A peça de abertura, “Karen (Sweet Angel)”, é uma balada dedicada à mulher, com dedilhados serenos e ostinatos cinemáticos e melancólicos, contrastando acordes abertos com apontamentos melódicos. Esta atmosfera prossegue em “Theme-X (for Geri Allen)” – que já conhecíamos de “Whenufindituwillknow” –, peça requintada dedicada à pianista e compositora desaparecida em 2017. “Jcak Jcak”, tributo a Ornette Coleman, muda a agulha com uma sonoridade carregada de energia, rápida e por vezes dissonante e “Medidation in E (for Karen)”, outra peça introspetiva dedicada à mulher, espelha um peculiar sentido harmónico banhado nos blues. A grande sensibilidade melódica de Jackson está novamente bem expressa em “Sweet Rain Blues” (ao mesmo tempo urbana e rural, como certeiramente nota Vernon Reid), um dos momentos maiores do disco.
Resgata ao olvido “Prelueoionti”, originalmente incluída no seu álbum de estreia, “Clarity, Circle, Triangle, Square”, de 1976. O pungente, quase fúnebre, “Hymn for my People”, encontra sequência lógica em “Perseverance”, com a sua graciosa linha melódica que adquire contornos de um quase hino. “The Rainy Days” sugere recolhimento e “Wish”, com o som da guitarra a lembrar um sitar elétrico, espelha otimismo por dias melhores.

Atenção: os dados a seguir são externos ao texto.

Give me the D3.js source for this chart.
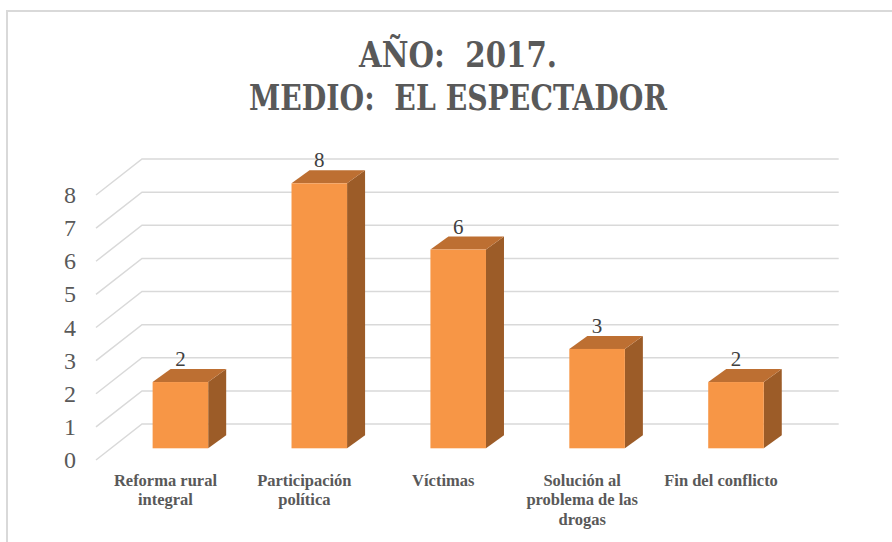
<!DOCTYPE html>
<html lang="es">
  <head>
    <meta charset="UTF-8" />
    <title>Año 2017 - El Espectador</title>
    <script src="https://cdn.jsdelivr.net/npm/d3@7/dist/d3.min.js"></script>
    <style>
      body {
        margin: 0;
        background: #fff;
      }
      text {
        font-family: "Liberation Serif", "DejaVu Serif", serif;
        white-space: pre;
      }
      .title {
        font-family: "DejaVu Serif", "Liberation Serif", serif;
      }
    </style>
  </head>
  <body>
    <div id="wrapper"></div>
    <script>
      const categories = [
        "Reforma rural integral",
        "Participación política",
        "Víctimas",
        "Solución al problema de las drogas",
        "Fin del conflicto",
      ];
      const categoryLines = [
        ["Reforma rural", "integral"],
        ["Participación", "política"],
        ["Víctimas"],
        ["Solución al", "problema de las", "drogas"],
        ["Fin del conflicto"],
      ];
      const values = [2, 8, 6, 3, 2];
      const yTicks = [0, 1, 2, 3, 4, 5, 6, 7, 8];
      const titleLines = ["AÑO:  2017.", "MEDIO:  EL ESPECTADOR"];

      const dimensions = {
        width: 892,
        height: 542,
        floorY: 460, // front edge of the floor
        depthX: 46, // full depth of the 3d box
        depthY: -36,
        barDepthStart: 0.325,
        barDepthX: 18,
        barDepthY: -13,
      };

      const svg = d3
        .select("#wrapper")
        .append("svg")
        .attr("width", dimensions.width)
        .attr("height", dimensions.height);

      // chart frame (only top and left edges visible)
      svg
        .append("path")
        .attr("d", "M7,542 L7,11 L892,11")
        .attr("fill", "none")
        .attr("stroke", "#d9d9d9")
        .attr("stroke-width", 2);

      // title
      const titleWidths = [198, 418];
      svg
        .append("g")
        .selectAll("text")
        .data(titleLines)
        .join("text")
        .attr("class", "title")
        .attr("x", 458)
        .attr("y", (d, i) => 67 + i * 43)
        .attr("text-anchor", "middle")
        .attr("font-size", 36)
        .attr("font-weight", "bold")
        .attr("fill", "#595959")
        .attr("textLength", (d, i) => titleWidths[i])
        .attr("lengthAdjust", "spacingAndGlyphs")
        .text((d) => d);

      const xScale = d3
        .scaleBand()
        .domain(categories)
        .range([96, 790.5])
        .paddingInner(0.6)
        .paddingOuter(0.3);

      const hScale = d3.scaleLinear().domain([0, 8]).range([0, 265]);

      // gridlines: side wall diagonal + back wall horizontal
      const gridEnd = 838.7;
      const grid = svg.append("g");
      grid
        .selectAll("path")
        .data(yTicks)
        .join("path")
        .attr("d", (d) => {
          const y0 = dimensions.floorY - hScale(d);
          const x0 = 96;
          const x1 = x0 + dimensions.depthX;
          const y1 = y0 + dimensions.depthY;
          return `M${x0},${y0} L${x1},${y1} L${gridEnd},${y1}`;
        })
        .attr("fill", "none")
        .attr("stroke", "#d9d9d9")
        .attr("stroke-width", 1.5);

      // y axis labels
      svg
        .append("g")
        .selectAll("text")
        .data(yTicks)
        .join("text")
        .attr("x", 76)
        .attr("y", (d) => dimensions.floorY - hScale(d) + 8)
        .attr("text-anchor", "end")
        .attr("font-size", 24)
        .attr("fill", "#595959")
        .text((d) => d);

      // bars
      const shiftX = dimensions.depthX * dimensions.barDepthStart;
      const shiftY = dimensions.depthY * dimensions.barDepthStart;
      const barBase = dimensions.floorY + shiftY;
      const dx = dimensions.barDepthX;
      const dy = dimensions.barDepthY;
      const bw = xScale.bandwidth();

      const barData = categories.map((c, i) => ({ cat: c, value: values[i] }));
      const bars = svg
        .append("g")
        .selectAll("g")
        .data(barData)
        .join("g");

      // right side face
      bars
        .append("path")
        .attr("d", (d) => {
          const x = xScale(d.cat) + shiftX + bw;
          const top = barBase - hScale(d.value);
          return `M${x},${barBase} L${x},${top} L${x + dx},${top + dy} L${
            x + dx
          },${barBase + dy} Z`;
        })
        .attr("fill", "#9c5c28");

      // top face
      bars
        .append("path")
        .attr("d", (d) => {
          const x = xScale(d.cat) + shiftX;
          const top = barBase - hScale(d.value);
          return `M${x},${top} L${x + bw},${top} L${x + bw + dx},${
            top + dy
          } L${x + dx},${top + dy} Z`;
        })
        .attr("fill", "#bd6f32");

      // front face
      bars
        .append("rect")
        .attr("x", (d) => xScale(d.cat) + shiftX)
        .attr("y", (d) => barBase - hScale(d.value))
        .attr("width", bw)
        .attr("height", (d) => hScale(d.value))
        .attr("fill", "#f79646");

      // value labels
      bars
        .append("text")
        .attr("x", (d) => xScale(d.cat) + shiftX + bw / 2)
        .attr("y", (d) => barBase - hScale(d.value) - 16)
        .attr("text-anchor", "middle")
        .attr("font-size", 21)
        .attr("fill", "#404040")
        .text((d) => d.value);

      // category labels
      const xLabels = svg
        .append("g")
        .selectAll("text")
        .data(categories)
        .join("text")
        .attr("x", (d) => xScale(d) + bw / 2)
        .attr("y", 486)
        .attr("text-anchor", "middle")
        .attr("font-size", 16.5)
        .attr("font-weight", "bold")
        .attr("fill", "#595959");

      xLabels
        .selectAll("tspan")
        .data((d, i) => categoryLines[i])
        .join("tspan")
        .attr("x", function () {
          return this.parentNode.getAttribute("x");
        })
        .attr("dy", (d, i) => (i === 0 ? 0 : 19.3))
        .text((d) => d);
    </script>
  </body>
</html>
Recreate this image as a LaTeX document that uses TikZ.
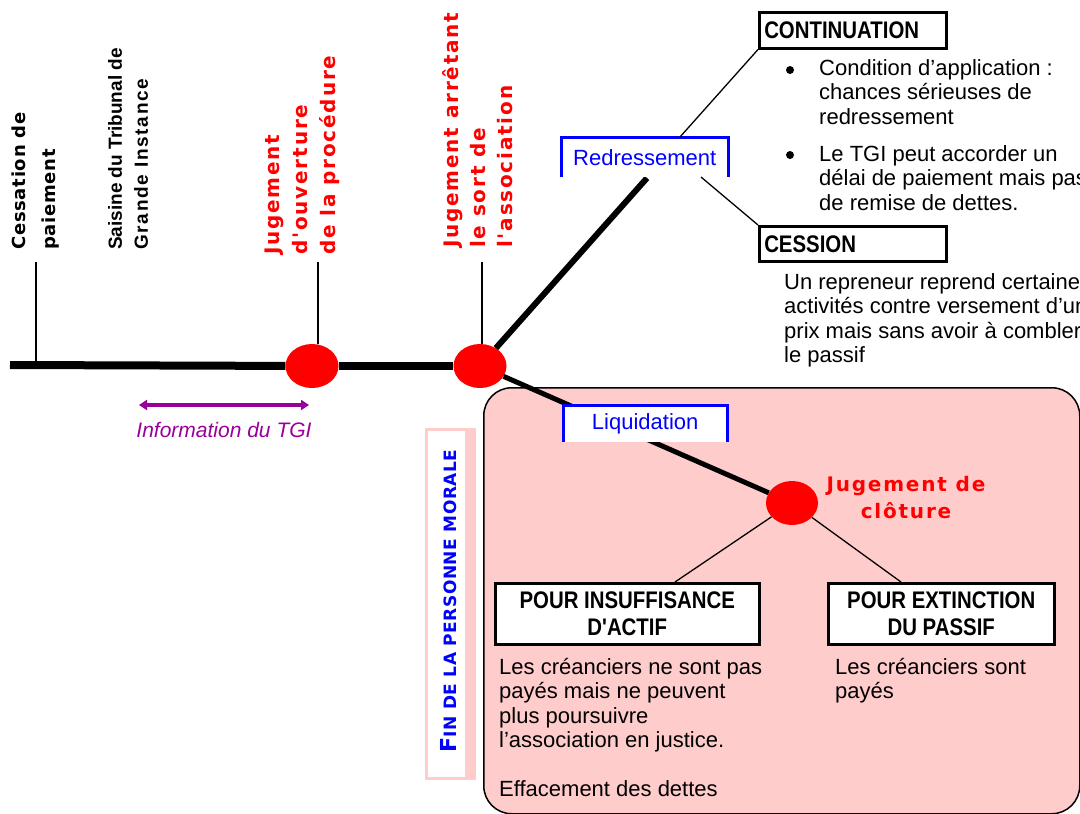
\documentclass[tikz,border=0pt]{standalone}
\usepackage{fontspec}
\setmainfont{Liberation Sans}
\newfontfamily\dvA[LetterSpace=4]{DejaVu Sans}
\newfontfamily\dvR[LetterSpace=9]{DejaVu Sans}
\newfontfamily\dvF[LetterSpace=3]{DejaVu Sans}
\newfontfamily\lbLS[LetterSpace=9]{Liberation Sans}
\newfontfamily\cond[FakeStretch=0.85]{Liberation Sans}
\usetikzlibrary{shapes.geometric,arrows.meta}
\definecolor{pinkc}{RGB}{255,204,204}
\definecolor{purp}{RGB}{153,0,153}
\begin{document}
\begin{tikzpicture}[x=1pt,y=-1pt,
  dotr/.style={ellipse, fill=red, inner sep=0, minimum width=53, minimum height=44},
  tickln/.style={line width=2},
  vlab/.style={rotate=90, anchor=north west, align=left, inner sep=0},
  blackbox/.style={draw, line width=2.5, fill=white, inner sep=0, anchor=north west, font=\cond\bfseries\fontsize{24}{27}\selectfont},
  bluebox/.style={fill=white, inner sep=0, text=blue, anchor=north west, font=\fontsize{22}{24}\selectfont},
  blueedge/.style={blue, line width=3},
  thinl/.style={line width=1.3},
  bulletdot/.style={circle, fill=black, inner sep=0, minimum size=8},
  body/.style={anchor=north west, align=left, inner sep=0, font=\fontsize{22}{24.5}\selectfont}
]
\useasboundingbox (0,0) rectangle (1080,814);

% liquidation zone
\node[draw, line width=1.5, fill=pinkc, rounded corners=28, minimum width=596, minimum height=426, anchor=north west, inner sep=0] (zone) at (483,387) {};
\node[fill=pinkc, minimum width=51, minimum height=352, anchor=north west, inner sep=0] (finbg) at (425,428) {};
\node[fill=white, minimum width=37, minimum height=346, anchor=north west, inner sep=0] (finw) at (428,431) {};
\node[rotate=90, text=blue, inner sep=0] (fin) at (449,601) {\dvF\bfseries{\fontsize{22}{22}\selectfont F}{\fontsize{17}{17}\selectfont IN DE LA PERSONNE MORALE}};

% timeline
\coordinate (t0) at (10,365);
\node[dotr] (d1) at (312,366) {};
\node[dotr] (d2) at (480,366) {};
\node[dotr, minimum width=52] (d3) at (792,503) {};
\draw[line width=8] (t0) -- (d1);
\draw[line width=8] (d1) -- (d2);
\coordinate (k1) at (36,262);
\coordinate (k2) at (318,262);
\coordinate (k3) at (482,262);
\draw[tickln] (k1) -- (k1 |- t0);
\draw[tickln] (k2) -- (k2 |- d1.north);
\draw[tickln] (k3) -- (k3 |- d2.north);

% branches
\coordinate (rb) at (647,178);
\draw[line width=6] (d2) -- (rb);
\draw[line width=5] (d2) -- (d3);

\node[bluebox, minimum width=167, minimum height=40] (redr) at (561,137) {Redressement};
\draw[blueedge] (redr.south west) -- (redr.north west) -- (redr.north east) -- (redr.south east);
\node[bluebox, minimum width=164, minimum height=37] (liq) at (563,405) {Liquidation};
\draw[blueedge] (liq.south west) -- (liq.north west) -- (liq.north east) -- (liq.south east);

% continuation / cession
\node[blackbox, text width=177, inner xsep=5, minimum height=36] (cont) at (758,11) {CONTINUATION};
\node[blackbox, text width=177, inner xsep=5, minimum height=35] (cess) at (758,225) {CESSION};
\coordinate (rt) at (680,137);
\draw[thinl] (rt) -- (cont.south west);
\coordinate (rr) at (701,177);
\draw[thinl] (rr) -- (cess.north west);

\node[bulletdot] (bu1) at (790,70) {};
\node[bulletdot] (bu2) at (790,155) {};
\node[body] (tx1) at (819,59) {Condition d'application :\\chances sérieuses de\\redressement};
\node[body] (tx2) at (819,145) {Le TGI peut accorder un\\délai de paiement mais pas\\de remise de dettes.};
\node[body] (tx3) at (784,273) {Un repreneur reprend certaines\\activités contre versement d'un\\prix mais sans avoir à combler\\le passif};

% cloture
\node[align=center, text=red, font=\dvR\bfseries\fontsize{20}{27}\selectfont, inner sep=0] (jc) at (906,498) {Jugement de\\clôture};
\node[blackbox, minimum width=264, minimum height=61, align=center] (pi) at (494,582) {POUR INSUFFISANCE\\D'ACTIF};
\node[blackbox, minimum width=226, minimum height=61, align=center] (pe) at (827,582) {POUR EXTINCTION\\DU PASSIF};
\coordinate (p1) at (675,582);
\coordinate (p2) at (901,582);
\draw[thinl] (d3) -- (p1);
\draw[thinl] (d3) -- (p2);
\node[body] (lt) at (499,658) {Les créanciers ne sont pas\\payés mais ne peuvent\\plus poursuivre\\l'association en justice.\\[24pt]Effacement des dettes};
\node[body] (rtx) at (835,658) {Les créanciers sont\\payés};

% information
\coordinate (ia) at (139,405);
\coordinate (ib) at (309,405);
\draw[purp, line width=4, {Triangle[length=8pt,width=10pt]}-{Triangle[length=8pt,width=10pt]}] (ia) -- (ib);
\node[text=purp, font=\itshape\fontsize{21}{24}\selectfont, inner sep=0] (info) at (224,430) {Information du TGI};

% vertical labels
\node[vlab, font=\dvA\bfseries\fontsize{18}{30}\selectfont] (l1) at (12,250) {Cessation de\\paiement};
\node[vlab, font=\bfseries\fontsize{19}{26}\selectfont] (l2) at (108,250) {Saisine du Tribunal de\\{\lbLS\bfseries Grande Instance}};
\node[vlab, text=red, font=\dvR\bfseries\fontsize{20}{28}\selectfont] (l3) at (265,255) {Jugement\\d'ouverture\\de la procédure};
\node[vlab, text=red, font=\dvR\bfseries\fontsize{20}{27}\selectfont] (l4) at (442,248) {Jugement arrêtant\\le sort de\\l'association};
\end{tikzpicture}
\end{document}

Outros dos píncaros do álbum está guardado para quando este se apresta para dizer adeus, “The Science of Beauty (for Arthur Livermore)”.
«Música é libertação», disse o guitarrista no mais recente número da revista “Premier Guitar”, e a sua música tem-no provado. “Electric Git Box” pode bem ser a sua viagem musical mais pessoal de sempre.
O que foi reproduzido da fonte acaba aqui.